◆ WRITTEN EXERCISE
Do not repeat pictures. Repeat exactly the lines of the listing below from its first line through the line with "q in quarters]".

# # # # #

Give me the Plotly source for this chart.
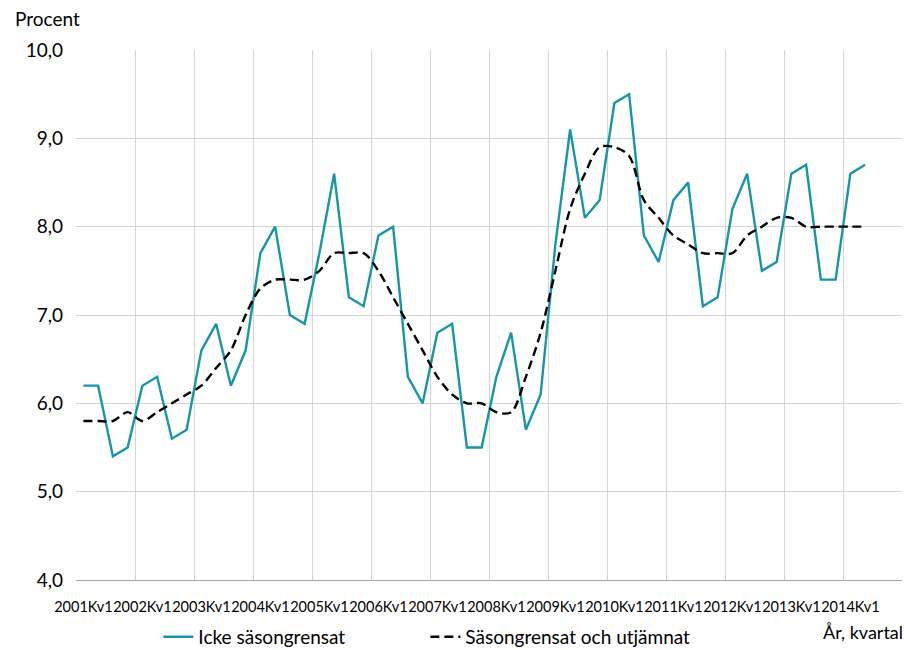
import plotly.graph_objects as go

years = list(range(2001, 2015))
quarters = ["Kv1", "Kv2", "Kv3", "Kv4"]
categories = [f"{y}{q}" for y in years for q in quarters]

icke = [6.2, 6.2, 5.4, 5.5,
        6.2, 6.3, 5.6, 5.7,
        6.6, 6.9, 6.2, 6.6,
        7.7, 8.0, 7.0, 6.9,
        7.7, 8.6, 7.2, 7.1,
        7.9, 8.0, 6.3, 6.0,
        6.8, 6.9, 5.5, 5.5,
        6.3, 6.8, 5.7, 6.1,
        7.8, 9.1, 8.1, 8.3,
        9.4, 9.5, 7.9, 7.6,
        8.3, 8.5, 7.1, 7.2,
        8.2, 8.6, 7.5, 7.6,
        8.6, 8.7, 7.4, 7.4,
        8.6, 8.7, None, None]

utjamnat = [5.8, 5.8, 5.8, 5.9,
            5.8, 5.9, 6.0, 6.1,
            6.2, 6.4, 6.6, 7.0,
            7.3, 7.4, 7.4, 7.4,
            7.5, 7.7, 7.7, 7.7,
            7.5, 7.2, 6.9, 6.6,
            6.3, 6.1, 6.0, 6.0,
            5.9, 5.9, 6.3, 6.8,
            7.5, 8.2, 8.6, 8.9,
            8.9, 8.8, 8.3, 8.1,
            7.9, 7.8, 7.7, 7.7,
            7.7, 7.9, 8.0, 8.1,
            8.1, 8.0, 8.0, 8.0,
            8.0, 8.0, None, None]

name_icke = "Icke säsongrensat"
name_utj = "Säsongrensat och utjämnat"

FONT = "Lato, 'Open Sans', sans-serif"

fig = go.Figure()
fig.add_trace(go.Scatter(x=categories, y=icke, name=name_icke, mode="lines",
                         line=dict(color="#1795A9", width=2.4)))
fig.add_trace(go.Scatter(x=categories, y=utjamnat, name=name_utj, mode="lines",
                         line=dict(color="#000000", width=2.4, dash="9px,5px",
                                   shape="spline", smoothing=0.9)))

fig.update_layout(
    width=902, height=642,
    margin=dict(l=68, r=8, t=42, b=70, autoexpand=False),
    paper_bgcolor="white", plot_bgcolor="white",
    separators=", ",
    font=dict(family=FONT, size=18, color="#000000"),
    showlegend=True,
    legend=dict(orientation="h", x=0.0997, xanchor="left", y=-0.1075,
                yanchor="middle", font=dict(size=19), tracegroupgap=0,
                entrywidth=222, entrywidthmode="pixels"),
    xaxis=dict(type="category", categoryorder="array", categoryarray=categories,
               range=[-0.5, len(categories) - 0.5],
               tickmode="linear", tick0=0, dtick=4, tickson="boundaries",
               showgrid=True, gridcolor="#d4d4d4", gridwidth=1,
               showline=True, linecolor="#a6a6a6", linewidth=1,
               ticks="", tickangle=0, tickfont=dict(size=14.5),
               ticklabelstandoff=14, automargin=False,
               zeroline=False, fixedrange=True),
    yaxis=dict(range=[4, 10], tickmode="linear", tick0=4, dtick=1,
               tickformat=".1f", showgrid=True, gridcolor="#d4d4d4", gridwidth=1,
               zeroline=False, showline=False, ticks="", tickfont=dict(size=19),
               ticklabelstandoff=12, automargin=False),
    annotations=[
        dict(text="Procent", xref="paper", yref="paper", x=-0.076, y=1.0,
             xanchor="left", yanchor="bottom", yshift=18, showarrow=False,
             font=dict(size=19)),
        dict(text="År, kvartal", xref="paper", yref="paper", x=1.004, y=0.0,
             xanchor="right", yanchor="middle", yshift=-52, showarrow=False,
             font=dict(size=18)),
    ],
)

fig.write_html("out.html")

# # # # #

◆ SOLUTION
Give me the Plotly source for this chart.
import plotly.graph_objects as go

years = list(range(2001, 2015))
quarters = ["Kv1", "Kv2", "Kv3", "Kv4"]
categories = [f"{y}{q}" for y in years for q in quarters]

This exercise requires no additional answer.